I’m unclear why us humans need to have weird superimposed half-faces, or who exactly we’re fighting against? The dumb robots at CES?
It’s a play on the way you pronounce Huawei… get it? Shame “wow way” isn’t a thing anyone ever says.
CES is full of Democrats? CES is sad? CES is an Eiffel 65 song? Why’s it my fault?
Experience the power of systems management. Also, experience it later, because the entire convention floor had a power-outage.
There is nothing that Silicon Valley won’t try to disrupt, including physics.
Denso: Don’t skip leg day.
It would be Facebook. And I would move somewhere else.
Everything?
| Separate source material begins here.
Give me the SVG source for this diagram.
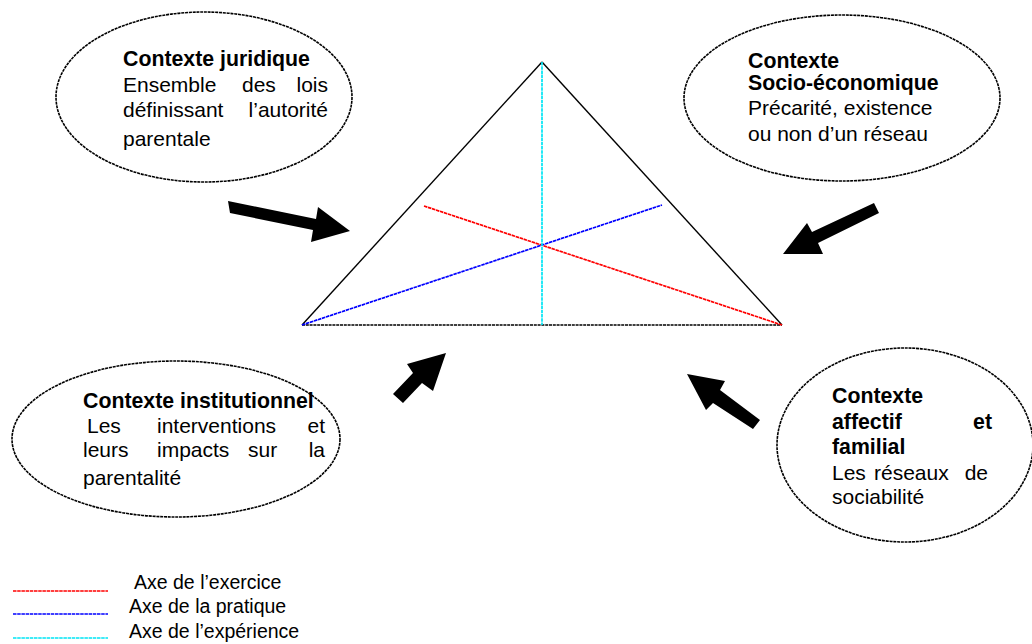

Even lack-of-self-awareness-proof?
We can’t think of a good joke about the thing our product is for so we’ll make a joke about the other thing we do in bed.
I don’t know what bothers me more: this inane slogan, or pointless code it’s slapped on top of.
Make a fictional character feel emotions with our gadget that definitely isn’t as cool as x-ray glasses or laser-shooting watches.
I love to be delivered learning that drives my return on investment.
The company name is a bad pun, its product is jargon, but at least my VIP experiences will be recorded on a distributed ledger!
Wouldn’t that require… creativity?
These bots are like Doctor Who’s ship I guess?
Solid use of Microsoft Word 97’s WordArt function to describe a business bringing about the singularity.
This is like someone ran Do Androids Dream of Electric Sheep? through Google Translate one too many times.